NATO’S intervention in Libya is a classic example where military action on humanitarian grounds transformed a country with sound law and order into a chaotic and disturbed society. Libya under Gaddafi was hell for radical and militant Islamists. He had not only controlled Islamic extremism but had almost crushed it. There was no justification what so ever for NATO’s intervention in Libyan affairs because Libya was neither supporting nor sponsoring terrorism. In fact, Gaddafi had voluntarily abandoned his nuclearisation programme and shipped all nuclear materials and equipment he had assembled to the United States. Further he was fully cooperating with the United States on counter terrorism because he was deeply worried about the rising tide of militant Islam in Libya.
A small section of Libya’s population, influenced by the Arab spring, had revolted against Gaddafi’s rule. He had almost succeeded in quelling their rebellion when his opponents started falsely propagating that he was committing genocide and blood bath. Without verifying the news, despite having a powerful spy network, the NATO powers, particularly the United States, went to the UN Security Council and got Resolution 1973 approved to impose a “No Flying Zone” in Libya and to protect civilian life. This mandate was unilaterally altered to regime change by President Obama. The rebels were in total retreat. Gaddafi’s forces were moving towards Benghazi, the last citadel of rebels in order to expel them from their last sanctuary. Meanwhile, a group of supporters of the rebels, in Switzerland, raised a hue and cry that there would be genocide and blood bath if Gaddafi’s forces were allowed to enter Benghazi. This was a false and fabricated news. According to Kuperman, Gaddafi only targeted the combatants. The civilian casualties were minimum. Nonetheless the western media exaggerated this false news. The NATO powers without checking the veracity of the news promptly started military action. France struck Gaddafi’s army moving toward Benghazi by air and halted its advance. The American Air Force struck Gaddafi’s convoy when it was moving out of Surte. Gaddafi was seriously wounded. He was captured by the rebels and mercilessly executed. Gaddafi’s forces could not enter Benghazi and the rebels returned. The peace and tranquility which Gaddafi had almost restored in Libya was totally shattered and replaced by absolute chaos. The NATO powers initiated this sordid action when his western educated younger son, Saiful Islam, was almost nominated to succeed Gaddafi. He was planning to initiate far reaching reforms in the political system of Libya. He is now rotting in jail. (Refer: Alan J Kuperman: Obama’s Libya Debacle). In his article “Libya the Disaster We Have Created”s, Owen Jones has rightly stated that “while many of these military interventions have left nations shattered, western governments have resembled the customer who walks away whistling, hoping no one has noticed the mess left behind.”(The Guardian, October 1, 2014)
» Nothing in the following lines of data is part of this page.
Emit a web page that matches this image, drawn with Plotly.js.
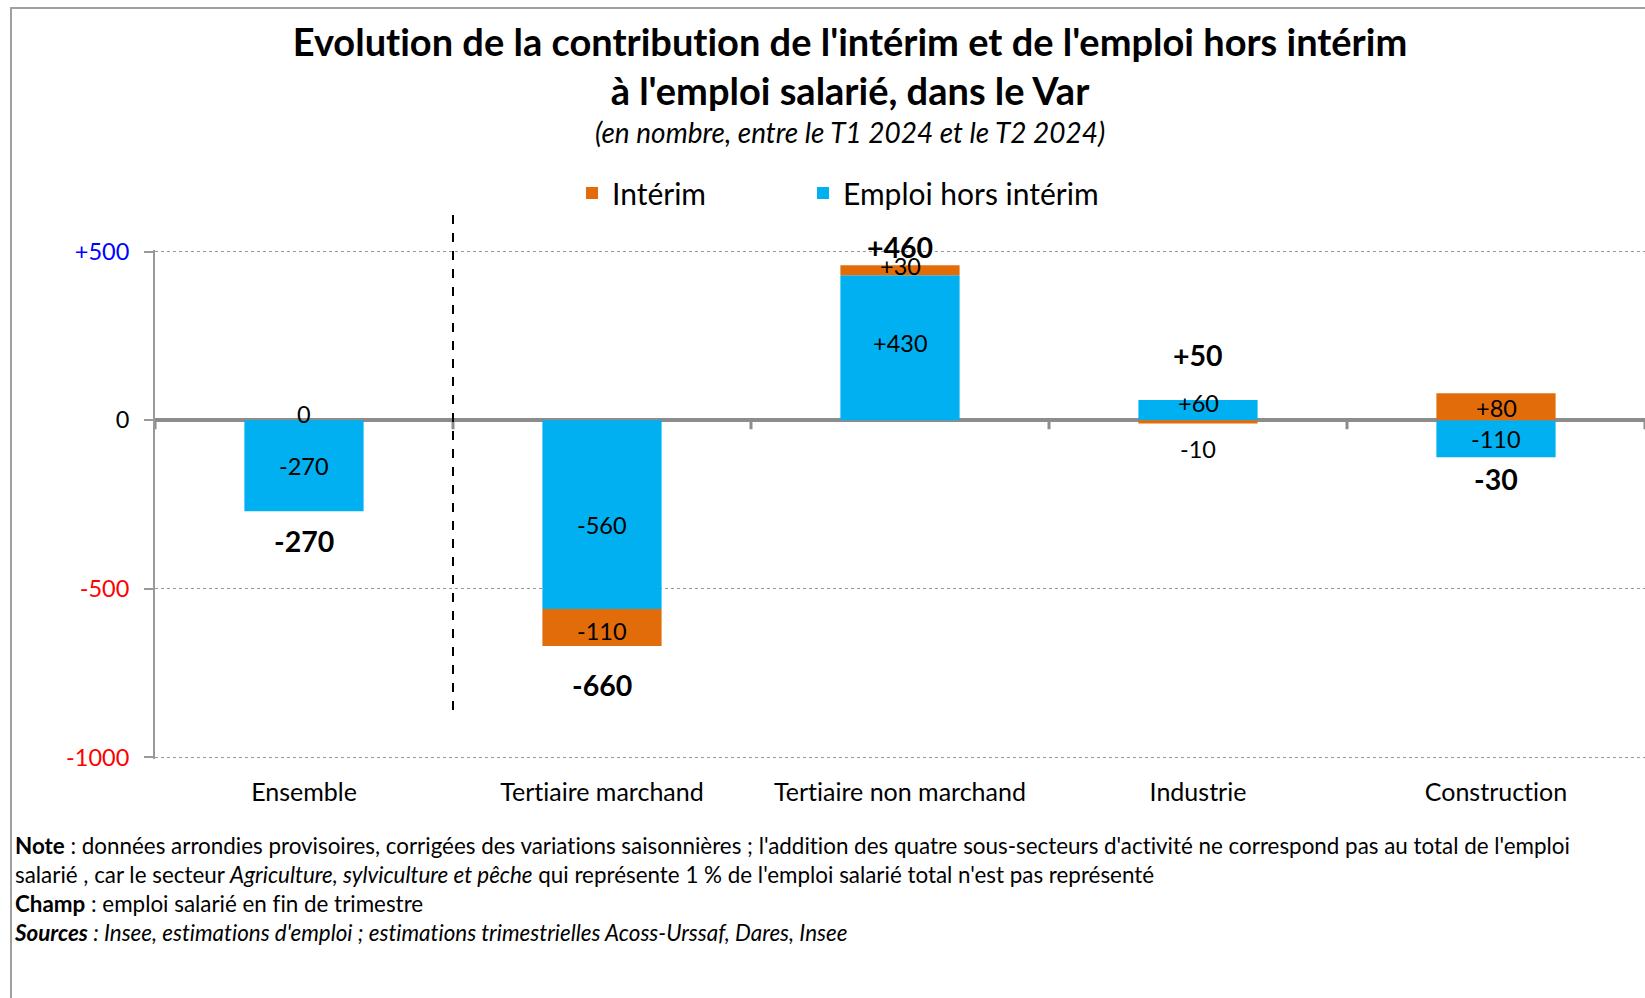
<!DOCTYPE html>
<html>
<head>
<meta charset="utf-8">
<script src="https://cdn.plot.ly/plotly-3.0.1.min.js"></script>
<style>
  html, body { margin: 0; padding: 0; background: #fff; }
  #chart { width: 1645px; height: 998px; }
  #chart text { font-variant-ligatures: none; font-feature-settings: "liga" 0, "clig" 0; }
</style>
</head>
<body>
<div id="chart"></div>
<script>
// ---- Data ----
const categories = ['Ensemble', 'Tertiaire marchand', 'Tertiaire non marchand', 'Industrie', 'Construction'];
const horsInterim = [-270, -560, 430, 60, -110];
const interim = [0, -110, 30, -10, 80];
const totals = [-270, -660, 460, 50, -30];
const yTickVals = [-1000, -500, 0, 500];
const yTickText = ['-1000', '-500', '0', '+500'];
const yTickColors = ['#FF0000', '#FF0000', '#000000', '#0000FF'];

// ---- Geometry helpers (plot area in pixels) ----
const W = 1645, H = 998;
const PL = 155, PR = 1645, PT = 250, PB = 759;
const px2x = p => (p - PL) / (PR - PL);
const px2y = p => (PB - p) / (PB - PT);

const FONT = 'Lato, "Open Sans", "DejaVu Sans", sans-serif';
const BLUE = '#00B0F0';
const ORANGE = '#E36C0A';

const fmt = v => (v > 0 ? '+' + v : String(v));

const traces = [
  {
    type: 'bar', name: 'Emploi hors intérim', x: categories, y: horsInterim,
    marker: { color: BLUE, line: { width: 0 } }, legend: 'legend2', hoverinfo: 'skip'
  },
  {
    type: 'bar', name: 'Intérim', x: categories, y: interim,
    marker: { color: ORANGE, line: { width: 0 } }, legend: 'legend', hoverinfo: 'skip'
  }
];

// replicate relative stacking to place segment labels at segment midpoints
const annotations = [];
const segShift = [
  [0, -10, 5, 7, 0],     // hors intérim label vertical nudges (px)
  [6, -3, 4, -27, -1]    // intérim label vertical nudges (px)
];
const posBase = categories.map(() => 0);
const negBase = categories.map(() => 0);
[horsInterim, interim].forEach((series, s) => {
  series.forEach((v, i) => {
    let start;
    if (v >= 0) { start = posBase[i]; posBase[i] += v; }
    else { start = negBase[i]; negBase[i] += v; }
    annotations.push({
      x: categories[i], y: start + v / 2, xref: 'x', yref: 'y',
      text: fmt(v), showarrow: false, yshift: segShift[s][i],
      font: { family: FONT, size: 23.5, color: '#000' }
    });
  });
});

// totals, bold, outside the stack (offset of label centre from stack end, px)
const totalGap = [30, 39, 18, 45, 22];
totals.forEach((t, i) => {
  const neg = t < 0;
  annotations.push({
    x: categories[i], y: neg ? negBase[i] : posBase[i], xref: 'x', yref: 'y',
    text: '<b>' + fmt(t) + '</b>', showarrow: false,
    yanchor: 'middle',
    yshift: neg ? -totalGap[i] : totalGap[i],
    font: { family: FONT, size: 28.5, color: '#000' }
  });
});

// subtitle
annotations.push({
  xref: 'paper', yref: 'paper', x: px2x(850), y: px2y(132),
  xanchor: 'center', yanchor: 'middle', showarrow: false,
  text: '<i>(en nombre, entre le T1 2024 et le T2 2024)</i>',
  font: { family: FONT, size: 28, color: '#000' }
});

// footnote
annotations.push({
  xref: 'paper', yref: 'paper', x: px2x(12), y: px2y(830),
  xanchor: 'left', yanchor: 'top', align: 'left', showarrow: false,
  text: "<b>Note</b> : données arrondies provisoires, corrigées des variations saisonnières ; l'addition des quatre sous-secteurs d'activité ne correspond pas au total de l'emploi" +
        "<br>salarié , car le secteur <i>Agriculture, sylviculture et pêche</i> qui représente 1 % de l'emploi salarié total n'est pas représenté" +
        "<br><b>Champ</b> : emploi salarié en fin de trimestre" +
        "<br><b><i>Sources</i></b><i> : Insee, estimations d'emploi ; estimations trimestrielles Acoss-Urssaf, Dares, Insee</i>",
  font: { family: FONT, size: 22.4, color: '#000' }
});

// shapes: category boundary ticks on the zero line, dashed separator, frame
const shapes = [];
for (let i = 0; i <= categories.length; i++) {
  shapes.push({
    type: 'line', xref: 'x', yref: 'y', ysizemode: 'pixel', yanchor: 0,
    x0: i - 0.5, x1: i - 0.5, y0: 0, y1: -9,
    line: { color: '#8c8c8c', width: 3 }
  });
}
shapes.push({
  type: 'line', xref: 'x', yref: 'paper', x0: 0.5, x1: 0.5,
  y0: px2y(215), y1: px2y(712),
  line: { color: '#000', width: 2, dash: 'dash' }
});
shapes.push({
  type: 'rect', xref: 'paper', yref: 'paper',
  x0: px2x(11), x1: px2x(1720), y0: px2y(8), y1: px2y(1060),
  line: { color: '#A0A0A0', width: 2 }, fillcolor: 'rgba(0,0,0,0)'
});

const legendCommon = {
  orientation: 'h', xanchor: 'left', yanchor: 'middle', y: px2y(193),
  font: { family: FONT, size: 30, color: '#000' }, bgcolor: 'rgba(0,0,0,0)'
};

const layout = {
  width: W, height: H,
  margin: { l: PL, r: W - PR, t: PT, b: H - PB, pad: 0 },
  paper_bgcolor: '#fff', plot_bgcolor: '#fff',
  font: { family: FONT, color: '#000' },
  barmode: 'relative', bargap: 0.6,
  showlegend: true,
  hovermode: false,
  title: {
    text: "<b>Evolution de la contribution de l'intérim et de l'emploi hors intérim</b><br><b>à l'emploi salarié, dans le Var</b>",
    font: { family: FONT, size: 38, color: '#000' },
    xref: 'container', yref: 'container',
    x: 850 / W, xanchor: 'center',
    y: 1 - 56 / H, yanchor: 'middle'
  },
  legend: Object.assign({}, legendCommon, { x: px2x(572) }),
  legend2: Object.assign({}, legendCommon, { x: px2x(803) }),
  xaxis: {
    type: 'category', range: [-0.5, categories.length - 0.5],
    showline: false, showgrid: false, zeroline: false, ticks: '',
    tickfont: { family: FONT, size: 25, color: '#000' },
    ticklabelstandoff: 16, fixedrange: true
  },
  yaxis: {
    range: [-1005, 505],
    tickvals: yTickVals,
    ticktext: yTickText.map((t, i) => '<span style="color:' + yTickColors[i] + '">' + t + '</span>'),
    tickfont: { family: FONT, size: 23.5 },
    showline: true, linecolor: '#999', linewidth: 2,
    ticks: 'outside', ticklen: 9, tickcolor: '#999', tickwidth: 2,
    ticklabelstandoff: 10,
    showgrid: true, gridcolor: '#999', gridwidth: 1, griddash: 'dot',
    zeroline: true, zerolinecolor: '#8c8c8c', zerolinewidth: 4,
    fixedrange: true
  },
  annotations: annotations,
  shapes: shapes
};

Plotly.newPlot('chart', traces, layout, { displayModeBar: false, staticPlot: true });
</script>
</body>
</html>
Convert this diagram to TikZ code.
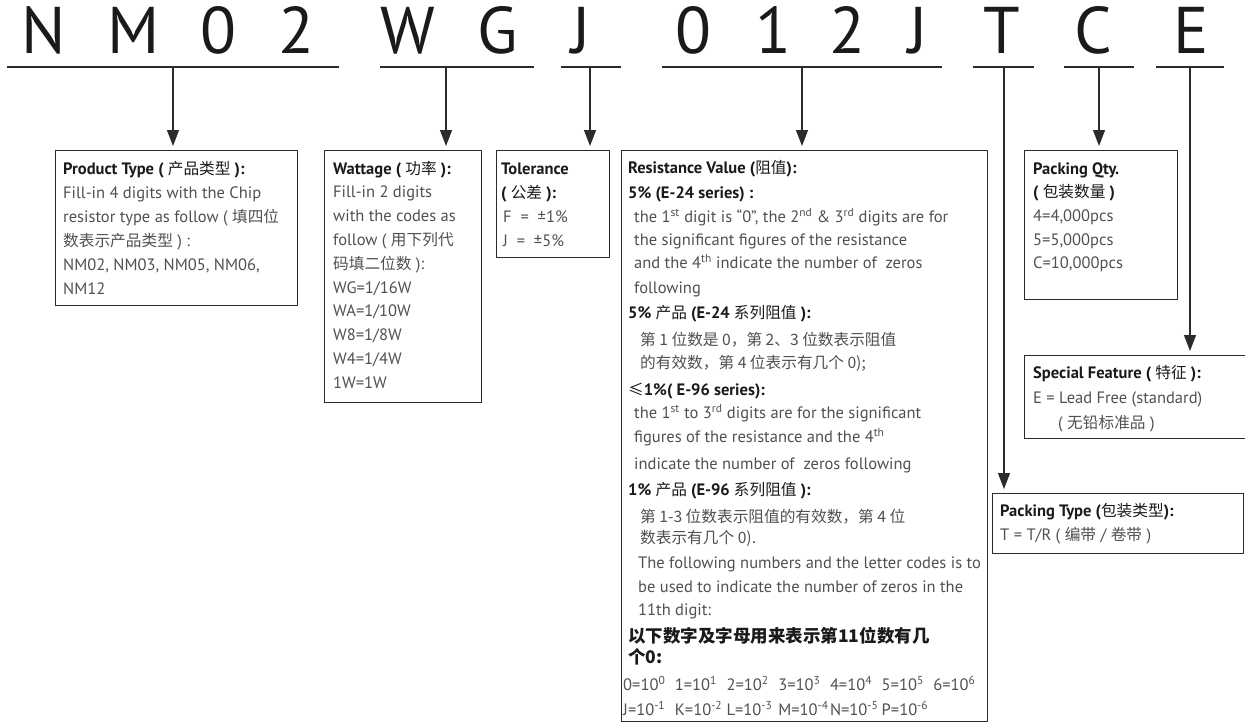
\documentclass[tikz,border=0pt]{standalone}
\usepackage{fontspec}
\setmainfont{PT Sans}
\newfontfamily\cjkf[Scale=0.95]{Noto Sans CJK SC}
\newfontfamily\cjkb{Noto Sans CJK SC}
\usetikzlibrary{arrows.meta}
\newcommand\zh[1]{{\cjkf\mdseries #1}}
\definecolor{linec}{HTML}{2B2B2B}
\definecolor{ttl}{HTML}{1A1A1A}
\definecolor{body}{HTML}{505050}
\tikzset{
 seg/.style={line width=1.6pt, draw=linec},
 arr/.style={line width=1.2pt, draw=linec, -{Triangle[length=16pt,width=12pt]}, shorten >=4pt},
 box/.style={draw=linec, line width=1.2pt, anchor=north west, inner sep=0pt},
 big/.style={anchor=base, inner sep=0pt, font=\fontsize{66}{66}\selectfont, text=ttl},
 tl/.style={anchor=base west, inner sep=0pt, font=\fontsize{16.5}{20}\selectfont\bfseries, text=ttl},
 bd/.style={anchor=base west, inner sep=0pt, font=\fontsize{16.5}{20}\selectfont, text=body},
 zhb/.style={anchor=base west, inner sep=0pt, font=\fontsize{17.5}{20}\selectfont\cjkb\bfseries, text=ttl},
}
\newcommand\itm[1]{\makebox[51.7pt][l]{#1}}
\begin{document}
\begin{tikzpicture}[x=1pt,y=-1pt]
\useasboundingbox (0,0) rectangle (1245,723);
% big letters
\node[big] (L1) at (44,53) {N};
\node[big] (L2) at (134,53) {M};
\node[big] (L3) at (218,53) {0};
\node[big] (L4) at (296,53) {2};
\node[big] (L5) at (408,53) {W};
\node[big] (L6) at (498,53) {G};
\node[big] (L7) at (581,53) {J};
\node[big] (L8) at (693,53) {0};
\node[big] (L9) at (773,53) {1};
\node[big] (L10) at (847,53) {2};
\node[big] (L11) at (918,53) {J};
\node[big] (L12) at (1002,53) {T};
\node[big] (L13) at (1093,53) {C};
\node[big] (L14) at (1191,53) {E};
% underline segments
\coordinate (a1) at (7,67);    \coordinate (b1) at (339,67);  \coordinate (s1) at (173,67);
\coordinate (a2) at (380,67);  \coordinate (b2) at (534,67);  \coordinate (s2) at (446,67);
\coordinate (a3) at (561,67);  \coordinate (b3) at (621,67);  \coordinate (s3) at (590,67);
\coordinate (a4) at (662,67);  \coordinate (b4) at (942,67);  \coordinate (s4) at (802,67);
\coordinate (a5) at (973,67);  \coordinate (b5) at (1034,67); \coordinate (s5) at (1004,67);
\coordinate (a6) at (1064,67); \coordinate (b6) at (1134,67); \coordinate (s6) at (1099,67);
\coordinate (a7) at (1156,67); \coordinate (b7) at (1224,67); \coordinate (s7) at (1190,67);
\foreach \i in {1,...,7} {\draw[seg] (a\i) -- (b\i);}
% boxes
\node[box, minimum width=242pt, minimum height=155pt] (pbox) at (55,150) {};
\node[box, minimum width=157pt, minimum height=252pt] (wbox) at (324,150) {};
\node[box, minimum width=113pt, minimum height=107pt] (tbox) at (496,150) {};
\node[box, minimum width=366pt, minimum height=571pt] (rbox) at (621,150) {};
\node[box, minimum width=153pt, minimum height=149pt] (qbox) at (1024,150) {};
\node[box, minimum width=240pt, minimum height=83pt] (fbox) at (1024,355) {};
\node[box, minimum width=251pt, minimum height=60pt] (ybox) at (992,493) {};
% arrows
\draw[arr] (s1) -- (s1 |- pbox.north);
\draw[arr] (s2) -- (s2 |- wbox.north);
\draw[arr] (s3) -- (s3 |- tbox.north);
\draw[arr] (s4) -- (s4 |- rbox.north);
\draw[arr] (s5) -- (s5 |- ybox.north);
\draw[arr] (s6) -- (s6 |- qbox.north);
\draw[arr] (s7) -- (s7 |- fbox.north);
% product type
\node[tl] (p1) at (63,174) {Product Type ( \zh{产品类型} ):};
\node[bd] (p2) at (63,198) {Fill-in 4 digits with the Chip};
\node[bd] (p3) at (63,222) {resistor type as follow ( \zh{填四位}};
\node[bd] (p4) at (63,246) {\zh{数表示产品类型} ) :};
\node[bd] (p5) at (63,270) {NM02, NM03, NM05, NM06,};
\node[bd] (p6) at (63,294) {NM12};
% wattage
\node[tl] (w1) at (333,174) {Wattage ( \zh{功率} ):};
\node[bd] (w2) at (333,197.8) {Fill-in 2 digits};
\node[bd] (w3) at (333,221.6) {with the codes as};
\node[bd] (w4) at (333,245.4) {follow ( \zh{用下列代}};
\node[bd] (w5) at (333,269.2) {\zh{码填二位数} ):};
\node[bd] (w6) at (333,293) {WG=1/16W};
\node[bd] (w7) at (333,316.8) {WA=1/10W};
\node[bd] (w8) at (333,340.6) {W8=1/8W};
\node[bd] (w9) at (333,364.4) {W4=1/4W};
\node[bd] (w10) at (333,388.2) {1W=1W};
% tolerance
\node[tl] (t1) at (501,174) {Tolerance};
\node[tl] (t2) at (501,198) {( \zh{公差} ):};
\node[bd] (t3) at (503,222) {F\ \ =\ \ ±1\%};
\node[bd] (t4) at (503,246) {J\ \ =\ \ ±5\%};
% resistance
\node[tl] (r1) at (628,173.5) {Resistance Value (\zh{阻值}):};
\node[tl] (r2) at (628,198.5) {5\% (E-24 series) :};
\node[bd] (r3) at (634,222.5) {the 1\textsuperscript{st} digit is “0”, the 2\textsuperscript{nd} \& 3\textsuperscript{rd} digits are for};
\node[bd] (r4) at (634,245.5) {the significant figures of the resistance};
\node[bd] (r5) at (634,268.5) {and the 4\textsuperscript{th} indicate the number of\ \ zeros};
\node[bd] (r6) at (634,293.5) {following};
\node[tl] (r7) at (628,318.5) {5\% \zh{产品} (E-24 \zh{系列阻值} ):};
\node[bd] (r8) at (640,345.5) {\zh{第 1 位数是 0，第 2、3 位数表示阻值}};
\node[bd] (r9) at (640,368.5) {\zh{的有效数，第 4 位表示有几个 0);}};
\node[tl] (r10) at (628,395.5) {\zh{≤}1\%( E-96 series):};
\node[bd] (r11) at (634,418.5) {the 1\textsuperscript{st} to 3\textsuperscript{rd} digits are for the significant};
\node[bd] (r12) at (634,442.5) {figures of the resistance and the 4\textsuperscript{th}};
\node[bd] (r13) at (634,469) {indicate the number of\ \ zeros following};
\node[tl] (r14) at (628,495.5) {1\% \zh{产品} (E-96 \zh{系列阻值} ):};
\node[bd] (r15) at (640,522.5) {\zh{第 1-3 位数表示阻值的有效数，第 4 位}};
\node[bd] (r16) at (640,543.5) {\zh{数表示有几个 0).}};
\node[bd] (r17) at (638,568.5) {The following numbers and the letter codes is to};
\node[bd] (r18) at (638,592.5) {be used to indicate the number of zeros in the};
\node[bd] (r19) at (638,615.5) {11th digit:};
\node[zhb] (r20) at (628,642.5) {以下数字及字母用来表示第11位数有几};
\node[zhb] (r21) at (628,663.5) {个0:};
\node[bd] (r22) at (623,690.5) {\itm{0=10\textsuperscript{0}}\itm{1=10\textsuperscript{1}}\itm{2=10\textsuperscript{2}}\itm{3=10\textsuperscript{3}}\itm{4=10\textsuperscript{4}}\itm{5=10\textsuperscript{5}}6=10\textsuperscript{6}};
\node[bd] (r23) at (623,715.5) {\itm{J=10\textsuperscript{-1}}\itm{K=10\textsuperscript{-2}}\itm{L=10\textsuperscript{-3}}\itm{M=10\textsuperscript{-4}}\itm{N=10\textsuperscript{-5}}P=10\textsuperscript{-6}};
% packing qty
\node[tl] (q1) at (1033,174) {Packing Qty.};
\node[tl] (q2) at (1033,197.7) {( \zh{包装数量} )};
\node[bd] (q3) at (1033,221.4) {4=4,000pcs};
\node[bd] (q4) at (1033,245.1) {5=5,000pcs};
\node[bd] (q5) at (1033,268.8) {C=10,000pcs};
% special feature
\node[tl] (f1) at (1033,378.5) {Special Feature ( \zh{特征} ):};
\node[bd] (f2) at (1033,403.5) {E = Lead Free (standard)};
\node[bd] (f3) at (1058,428.5) {( \zh{无铅标准品} )};
% packing type
\node[tl] (y1) at (1000,516.5) {Packing Type (\zh{包装类型}):};
\node[bd] (y2) at (1000,540.5) {T = T/R ( \zh{编带} / \zh{卷带} )};
\end{tikzpicture}
\end{document}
The NATO powers after paralyzing the economy of Libya, destroying its infrastructure and devastating its administrative machinery quietly withdrew totally oblivious of the damage they had inflicted. It was their responsibility to control the chaotic situation there, restore law and order and peace and tranquility. Owen Jones pertinently points out that “No wonder western governments and journalists who hailed the success of this intervention are so silent. But here are the consequences of their war, and they must take responsibility for them”.
It may be noticed that after NATO’s and United States’ military intervention in Libya it has been overrun by armed militias, deteriorating human rights situation and mounting chaos. Gaddafi had crushed Islamic extremism which is now hyperactive. Libya is split into factions and violent factional conflicts have become an inherent part of its politics. It is governed by two governments which are dominated by two powerful militias, Zintan and Misrata. Even the ISIS has established a strong foothold in Surte and Derna where they enjoy popular support and cannot be dislodged easily. Libya is also exporting Islamic extremism and has helped the establishment of a large Islamic state in Mali. It is also exporting lethal and non- lethal weapons from the Gaddafi arsenal. If affairs in Libya are not adequately rectified it may emerge as the greatest menace to peace and political stability in North Africa and the Middle East. Despite all the devastation they have caused and the mayhem they have created, the United States and NATO still claim it as a “Model Intervention”. In fact, it is rather a “Bad Model” and a total debacle.
In conclusion it may be observed that American military interventions in Muslim countries have invariably left a legacy of Islamic extremism and fanaticism which are a grave threat to political stability in the Muslim countries and world peace.